One of the most famous chapters in the book is titled "Why the Worst Get on Top." Hayek argues that the nature of a centralized planning apparatus naturally attracts and rewards those who are willing to use unscrupulous methods. To make a national plan work, the leader must achieve a high degree of uniformity in thought and action. This often requires the creation of an "enemy" to unify the public and the use of propaganda to suppress dissent. Consequently, the democratic socialist's dream of a planned economy run by benevolent experts is, in Hayek’s view, a dangerous delusion; the system itself necessitates a move toward authoritarianism.
Hayek also addresses the "knowledge problem," a theme he would expand upon in his later work. He argues that the knowledge required to run a modern economy is dispersed among millions of individuals and can never be concentrated in a single planning board. The price system in a free market acts as a communication mechanism, aggregating this dispersed information and allowing people to coordinate their actions spontaneously. Central planning fails because it tries to replace this complex, organic process with a simplified and rigid top-down structure that cannot possibly account for the local and personal knowledge of every citizen.

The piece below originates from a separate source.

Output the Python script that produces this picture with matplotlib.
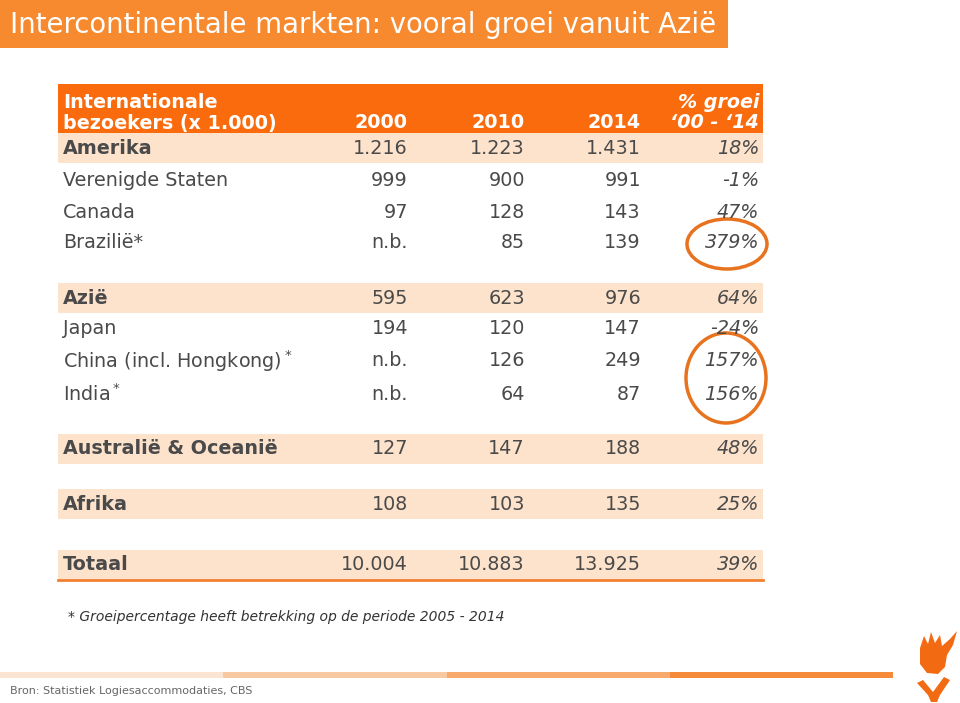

Despite his fierce defense of the market, Hayek was not an advocate for total anarchy. He acknowledged a role for the state in providing a framework for competition, such as preventing fraud, protecting property rights, and managing externalities like pollution. He even suggested that a certain level of social security was compatible with a free society, provided it was organized as a floor of protection rather than a tool for the state to direct the economy. His critique was specifically focused on "planning against competition," not the existence of government itself.
The book concludes with a call for internationalism and a warning against the "nationalist" tendencies of planning. Hayek argued that because planning must occur within a defined territory, it inherently leads to economic nationalism and conflict between states. He advocated for a federalist system that would prevent any one nation from becoming too powerful while ensuring that the "Road to Serfdom" remains blocked by the decentralized nature of market competition.